● Stated exercise
Leaving the pictures out, print the lines from the first line of the listing through the line containing "CartesianGrid, ReferenceLine, Legend", exactly as they read, and no others.

^^^^

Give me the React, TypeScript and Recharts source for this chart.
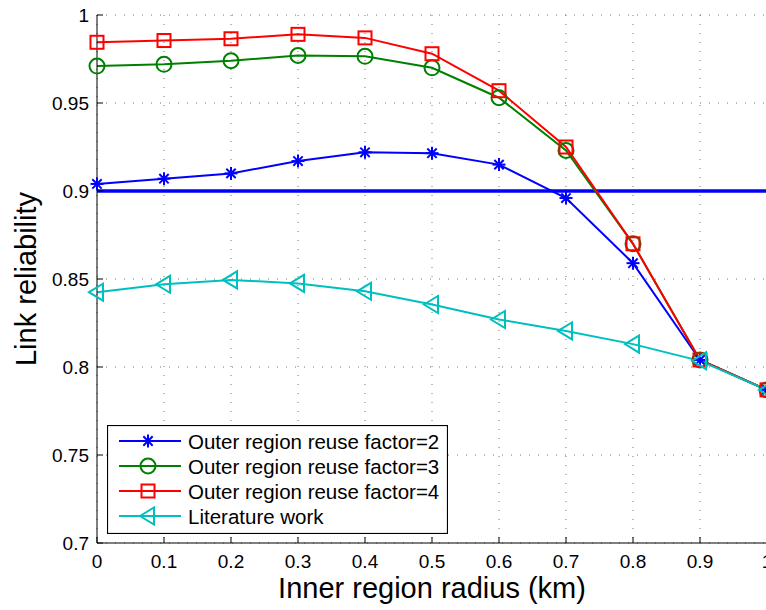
import { ComposedChart, Line, XAxis, YAxis, CartesianGrid, ReferenceLine, Legend } from "recharts";

const radius = [0, 0.1, 0.2, 0.3, 0.4, 0.5, 0.6, 0.7, 0.8, 0.9, 1];
const reuse2 = [0.904, 0.907, 0.910, 0.917, 0.922, 0.9215, 0.915, 0.896, 0.859, 0.804, 0.787];
const reuse3 = [0.971, 0.972, 0.974, 0.977, 0.9765, 0.970, 0.953, 0.923, 0.870, 0.804, 0.787];
const reuse4 = [0.9845, 0.9855, 0.9865, 0.989, 0.987, 0.978, 0.957, 0.925, 0.870, 0.804, 0.787];
const literature = [0.8425, 0.847, 0.8495, 0.8475, 0.843, 0.8355, 0.827, 0.8205, 0.813, 0.8035, 0.787];
const threshold = 0.9;
const xTicks = [0, 0.1, 0.2, 0.3, 0.4, 0.5, 0.6, 0.7, 0.8, 0.9, 1];
const yTicks = [0.7, 0.75, 0.8, 0.85, 0.9, 0.95, 1];
const seriesNames = [
  "Outer region reuse factor=2",
  "Outer region reuse factor=3",
  "Outer region reuse factor=4",
  "Literature work",
];

const data = radius.map((r, i) => ({
  r,
  reuse2: reuse2[i],
  reuse3: reuse3[i],
  reuse4: reuse4[i],
  literature: literature[i],
}));

const FONT = "'Liberation Sans', Arial, Helvetica, sans-serif";
const BLUE = "#0000ff";
const GREEN = "#008000";
const RED = "#ff0000";
const CYAN = "#00bfbf";

const fmt = (v: number) => String(+v.toFixed(2));

const Marker = ({ kind, cx, cy, color }: { kind: string; cx: number; cy: number; color: string }) => {
  if (kind === "star") {
    const r = 6.5;
    const d = r * 0.72;
    return (
      <g stroke={color} strokeWidth={2} fill="none">
        <line x1={cx - r} y1={cy} x2={cx + r} y2={cy} />
        <line x1={cx} y1={cy - r} x2={cx} y2={cy + r} />
        <line x1={cx - d} y1={cy - d} x2={cx + d} y2={cy + d} />
        <line x1={cx - d} y1={cy + d} x2={cx + d} y2={cy - d} />
      </g>
    );
  }
  if (kind === "circle") {
    return <circle cx={cx} cy={cy} r={7.5} stroke={color} strokeWidth={2} fill="none" />;
  }
  if (kind === "square") {
    return <rect x={cx - 6.5} y={cy - 6.5} width={13} height={13} stroke={color} strokeWidth={2} fill="none" />;
  }
  return (
    <polygon
      points={`${cx - 8},${cy} ${cx + 6},${cy - 8.5} ${cx + 6},${cy + 8.5}`}
      stroke={color}
      strokeWidth={2}
      fill="none"
    />
  );
};

const dotFor = (kind: string, color: string) => (props: any) => {
  const { cx, cy, index } = props;
  if (cx == null || cy == null) return <g key={`d-${kind}-${index}`} />;
  return (
    <g key={`d-${kind}-${index}`}>
      <Marker kind={kind} cx={cx} cy={cy} color={color} />
    </g>
  );
};

const legendRows = [
  { name: seriesNames[0], color: BLUE, kind: "star" },
  { name: seriesNames[1], color: GREEN, kind: "circle" },
  { name: seriesNames[2], color: RED, kind: "square" },
  { name: seriesNames[3], color: CYAN, kind: "tri" },
];

const LegendBox = () => (
  <svg width={341} height={109} style={{ display: "block" }}>
    <rect x={0.5} y={0.5} width={340} height={108} fill="#fff" stroke="#000" strokeWidth={1.2} />
    {legendRows.map((row, i) => {
      const y = 16 + i * 25;
      return (
        <g key={row.name}>
          <line x1={12} y1={y} x2={74} y2={y} stroke={row.color} strokeWidth={2} />
          <Marker kind={row.kind} cx={41} cy={y} color={row.color} />
          <text x={81} y={y + 7.5} fontSize={20.5} fontFamily={FONT} fill="#000">
            {row.name}
          </text>
        </g>
      );
    })}
  </svg>
);

const XTitle = ({ viewBox }: any) => (
  <text
    x={viewBox.x + viewBox.width / 2}
    y={598}
    textAnchor="middle"
    fontSize={29}
    fontFamily={FONT}
    fill="#000"
  >
    Inner region radius (km)
  </text>
);

const YTitle = ({ viewBox }: any) => {
  const cy = viewBox.y + viewBox.height / 2;
  return (
    <text
      x={36}
      y={cy}
      transform={`rotate(-90, 36, ${cy})`}
      textAnchor="middle"
      fontSize={29}
      fontFamily={FONT}
      fill="#000"
    >
      Link reliability
    </text>
  );
};

export default function App() {
  return (
    <div style={{ position: "absolute", left: 0, top: 0, width: 766, height: 610, overflow: "hidden", background: "#fff" }}>
      <ComposedChart width={780} height={610} data={data} margin={{ top: 15, right: 13, bottom: 0, left: 0 }}>
        <CartesianGrid stroke="#777" strokeDasharray="1 8" strokeWidth={1} />
        <XAxis
          dataKey="r"
          type="number"
          domain={[0, 1]}
          ticks={xTicks}
          interval={0}
          tickFormatter={fmt}
          height={67}
          tickSize={-6}
          tickMargin={18}
          axisLine={{ stroke: "#000" }}
          tickLine={{ stroke: "#000" }}
          tick={{ fill: "#000", fontSize: 19, fontFamily: FONT }}
          label={<XTitle />}
        />
        <XAxis
          xAxisId="top"
          dataKey="r"
          type="number"
          orientation="top"
          domain={[0, 1]}
          ticks={xTicks}
          interval={0}
          height={0}
          tickSize={-6}
          tick={false}
          axisLine={{ stroke: "#000" }}
          tickLine={{ stroke: "#000" }}
        />
        <YAxis
          type="number"
          domain={[0.7, 1]}
          ticks={yTicks}
          interval={0}
          allowDataOverflow
          tickFormatter={fmt}
          width={97}
          tickSize={-6}
          tickMargin={14}
          axisLine={{ stroke: "#000" }}
          tickLine={{ stroke: "#000" }}
          tick={{ fill: "#000", fontSize: 19, fontFamily: FONT }}
          label={<YTitle />}
        />
        <ReferenceLine y={threshold} stroke={BLUE} strokeWidth={3.5} />
        <Line dataKey="reuse2" name={seriesNames[0]} type="linear" stroke={BLUE} strokeWidth={2} dot={dotFor("star", BLUE)} activeDot={false} isAnimationActive={false} />
        <Line dataKey="reuse3" name={seriesNames[1]} type="linear" stroke={GREEN} strokeWidth={2} dot={dotFor("circle", GREEN)} activeDot={false} isAnimationActive={false} />
        <Line dataKey="reuse4" name={seriesNames[2]} type="linear" stroke={RED} strokeWidth={2} dot={dotFor("square", RED)} activeDot={false} isAnimationActive={false} />
        <Line dataKey="literature" name={seriesNames[3]} type="linear" stroke={CYAN} strokeWidth={2} dot={dotFor("tri", CYAN)} activeDot={false} isAnimationActive={false} />
        <Legend
          layout="vertical"
          align="center"
          verticalAlign="middle"
          content={() => <LegendBox />}
          wrapperStyle={{ position: "absolute", left: 107, top: 425, width: 341, height: 109 }}
        />
      </ComposedChart>
    </div>
  );
}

^^^^

● Exercise solution
Give me the React, TypeScript and Recharts source for this chart.
import { ComposedChart, Line, XAxis, YAxis, CartesianGrid, ReferenceLine, Legend } from "recharts";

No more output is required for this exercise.